* Exercise goal *
In the data below, locate each line with the word "this" and list it.

(Stored records)
===============

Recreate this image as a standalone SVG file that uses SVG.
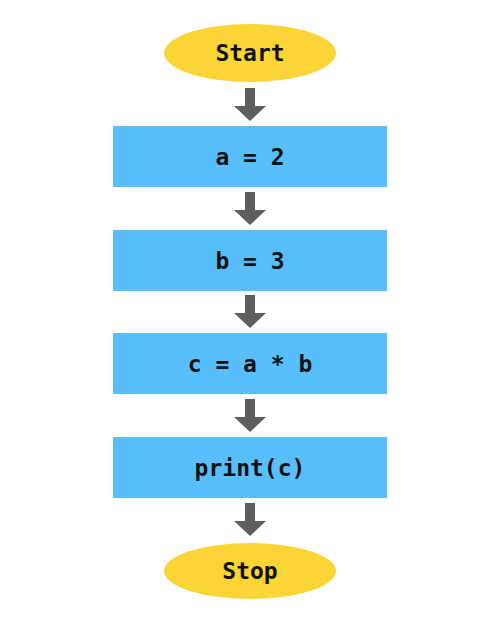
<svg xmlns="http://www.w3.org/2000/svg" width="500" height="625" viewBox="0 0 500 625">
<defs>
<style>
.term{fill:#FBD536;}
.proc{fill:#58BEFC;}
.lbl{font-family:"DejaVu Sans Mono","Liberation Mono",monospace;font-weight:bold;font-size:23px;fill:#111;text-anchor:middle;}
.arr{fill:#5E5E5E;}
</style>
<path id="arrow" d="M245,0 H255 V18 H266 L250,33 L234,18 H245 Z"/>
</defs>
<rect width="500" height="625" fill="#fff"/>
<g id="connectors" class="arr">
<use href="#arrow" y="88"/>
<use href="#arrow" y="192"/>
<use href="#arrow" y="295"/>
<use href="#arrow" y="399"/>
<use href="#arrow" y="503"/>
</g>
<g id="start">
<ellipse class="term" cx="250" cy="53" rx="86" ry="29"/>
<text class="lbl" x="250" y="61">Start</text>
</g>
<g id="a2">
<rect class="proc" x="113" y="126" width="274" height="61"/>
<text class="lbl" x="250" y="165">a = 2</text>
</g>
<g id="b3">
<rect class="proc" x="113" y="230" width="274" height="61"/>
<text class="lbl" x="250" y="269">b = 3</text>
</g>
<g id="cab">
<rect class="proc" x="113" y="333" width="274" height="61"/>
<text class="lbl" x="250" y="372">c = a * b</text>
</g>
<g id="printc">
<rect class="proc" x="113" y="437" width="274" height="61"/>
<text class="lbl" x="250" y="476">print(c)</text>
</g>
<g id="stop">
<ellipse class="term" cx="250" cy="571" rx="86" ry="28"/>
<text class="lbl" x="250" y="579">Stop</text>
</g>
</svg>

===============

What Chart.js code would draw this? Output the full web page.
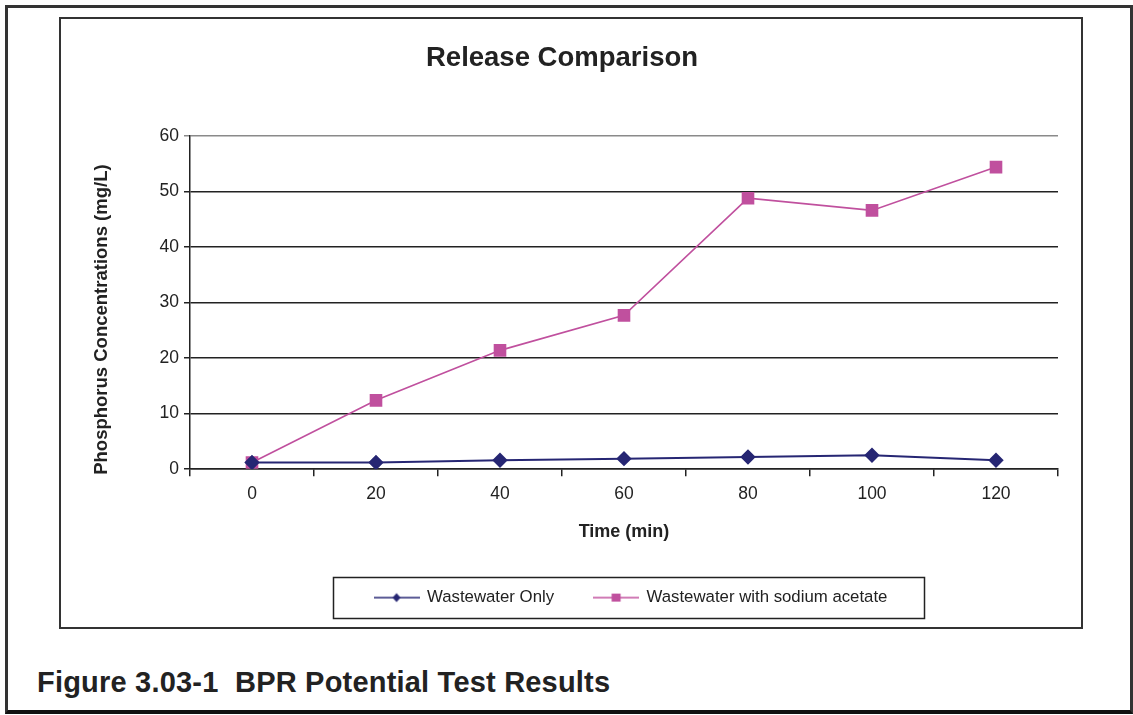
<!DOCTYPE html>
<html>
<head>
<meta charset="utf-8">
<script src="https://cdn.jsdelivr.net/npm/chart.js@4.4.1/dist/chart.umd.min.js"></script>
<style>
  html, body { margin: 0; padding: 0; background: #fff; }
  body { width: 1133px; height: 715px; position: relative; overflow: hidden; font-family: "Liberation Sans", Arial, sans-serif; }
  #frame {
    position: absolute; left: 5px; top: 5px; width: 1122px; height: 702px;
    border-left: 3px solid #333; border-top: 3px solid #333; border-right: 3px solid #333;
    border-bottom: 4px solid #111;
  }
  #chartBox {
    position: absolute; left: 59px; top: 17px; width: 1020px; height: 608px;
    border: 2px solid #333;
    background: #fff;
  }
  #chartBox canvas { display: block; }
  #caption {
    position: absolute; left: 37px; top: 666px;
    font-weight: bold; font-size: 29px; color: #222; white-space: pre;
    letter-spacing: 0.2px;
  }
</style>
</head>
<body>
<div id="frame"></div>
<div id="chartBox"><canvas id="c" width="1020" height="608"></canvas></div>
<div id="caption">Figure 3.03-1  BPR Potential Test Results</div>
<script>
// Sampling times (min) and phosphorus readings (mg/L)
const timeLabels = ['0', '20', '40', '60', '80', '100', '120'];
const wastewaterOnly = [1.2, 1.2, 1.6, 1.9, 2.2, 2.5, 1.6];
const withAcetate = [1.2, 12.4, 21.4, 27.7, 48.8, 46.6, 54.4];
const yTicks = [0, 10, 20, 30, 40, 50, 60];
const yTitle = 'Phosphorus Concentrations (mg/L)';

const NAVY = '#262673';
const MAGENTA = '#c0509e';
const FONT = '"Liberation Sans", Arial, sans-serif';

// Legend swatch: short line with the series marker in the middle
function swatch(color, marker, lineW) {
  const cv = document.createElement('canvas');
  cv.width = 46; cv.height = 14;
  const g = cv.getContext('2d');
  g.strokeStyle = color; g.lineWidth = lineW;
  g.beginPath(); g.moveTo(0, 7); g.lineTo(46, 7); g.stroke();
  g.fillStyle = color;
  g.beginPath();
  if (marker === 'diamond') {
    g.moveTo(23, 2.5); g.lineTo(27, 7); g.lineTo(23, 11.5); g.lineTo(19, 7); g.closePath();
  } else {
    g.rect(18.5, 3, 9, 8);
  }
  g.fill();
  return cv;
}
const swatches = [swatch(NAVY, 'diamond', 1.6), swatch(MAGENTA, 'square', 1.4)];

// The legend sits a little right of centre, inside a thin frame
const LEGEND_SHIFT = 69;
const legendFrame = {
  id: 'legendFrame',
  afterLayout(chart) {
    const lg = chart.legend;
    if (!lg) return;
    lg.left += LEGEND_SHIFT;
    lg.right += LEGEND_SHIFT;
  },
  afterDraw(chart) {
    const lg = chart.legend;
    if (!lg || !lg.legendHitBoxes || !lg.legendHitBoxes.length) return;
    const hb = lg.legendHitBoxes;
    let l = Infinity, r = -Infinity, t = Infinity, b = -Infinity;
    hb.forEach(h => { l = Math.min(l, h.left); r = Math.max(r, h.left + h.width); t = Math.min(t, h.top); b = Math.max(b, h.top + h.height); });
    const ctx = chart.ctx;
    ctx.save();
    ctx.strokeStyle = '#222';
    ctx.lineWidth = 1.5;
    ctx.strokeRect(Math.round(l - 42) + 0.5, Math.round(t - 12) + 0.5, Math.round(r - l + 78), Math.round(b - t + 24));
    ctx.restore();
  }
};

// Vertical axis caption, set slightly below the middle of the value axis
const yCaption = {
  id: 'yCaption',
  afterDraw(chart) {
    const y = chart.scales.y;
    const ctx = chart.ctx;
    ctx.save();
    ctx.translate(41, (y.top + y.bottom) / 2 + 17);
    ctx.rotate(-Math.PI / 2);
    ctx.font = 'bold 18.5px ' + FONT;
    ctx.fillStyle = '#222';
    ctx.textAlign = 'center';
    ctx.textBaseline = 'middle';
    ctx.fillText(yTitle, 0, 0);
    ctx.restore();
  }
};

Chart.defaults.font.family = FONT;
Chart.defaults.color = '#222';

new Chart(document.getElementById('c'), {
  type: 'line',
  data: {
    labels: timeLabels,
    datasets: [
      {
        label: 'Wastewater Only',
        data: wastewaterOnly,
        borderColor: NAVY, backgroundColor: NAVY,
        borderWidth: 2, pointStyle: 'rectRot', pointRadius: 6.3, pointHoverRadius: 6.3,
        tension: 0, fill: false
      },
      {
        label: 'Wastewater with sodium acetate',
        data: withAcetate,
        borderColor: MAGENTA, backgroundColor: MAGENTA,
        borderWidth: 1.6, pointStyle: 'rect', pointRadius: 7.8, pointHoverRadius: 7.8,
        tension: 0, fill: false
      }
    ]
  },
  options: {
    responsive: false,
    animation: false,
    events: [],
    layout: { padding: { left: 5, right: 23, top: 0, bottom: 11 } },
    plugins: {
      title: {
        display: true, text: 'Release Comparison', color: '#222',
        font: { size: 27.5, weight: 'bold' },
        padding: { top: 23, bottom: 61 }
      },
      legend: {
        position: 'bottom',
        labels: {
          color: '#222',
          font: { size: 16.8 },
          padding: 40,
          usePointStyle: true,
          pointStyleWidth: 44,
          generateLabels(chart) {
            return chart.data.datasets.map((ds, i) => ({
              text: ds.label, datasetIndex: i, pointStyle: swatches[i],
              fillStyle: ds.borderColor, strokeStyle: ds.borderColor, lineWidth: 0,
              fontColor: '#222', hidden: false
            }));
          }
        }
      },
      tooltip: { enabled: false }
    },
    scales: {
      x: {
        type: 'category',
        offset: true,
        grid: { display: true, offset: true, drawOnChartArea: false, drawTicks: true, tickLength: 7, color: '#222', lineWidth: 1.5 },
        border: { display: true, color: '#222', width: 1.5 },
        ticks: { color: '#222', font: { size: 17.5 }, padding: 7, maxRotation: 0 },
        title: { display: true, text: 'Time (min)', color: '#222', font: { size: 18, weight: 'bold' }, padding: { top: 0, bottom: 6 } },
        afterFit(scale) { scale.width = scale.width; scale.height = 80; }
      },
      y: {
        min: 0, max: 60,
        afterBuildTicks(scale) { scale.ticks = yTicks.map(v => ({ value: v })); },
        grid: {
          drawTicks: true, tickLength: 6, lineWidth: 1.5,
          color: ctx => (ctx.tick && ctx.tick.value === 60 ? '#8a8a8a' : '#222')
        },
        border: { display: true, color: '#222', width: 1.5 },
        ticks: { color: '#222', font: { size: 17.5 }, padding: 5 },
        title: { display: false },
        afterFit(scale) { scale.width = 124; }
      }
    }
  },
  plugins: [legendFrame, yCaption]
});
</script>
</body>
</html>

===============

* Finished exercise *
Recreate this image as a standalone SVG file that uses SVG.
What Chart.js code would draw this? Output the full web page.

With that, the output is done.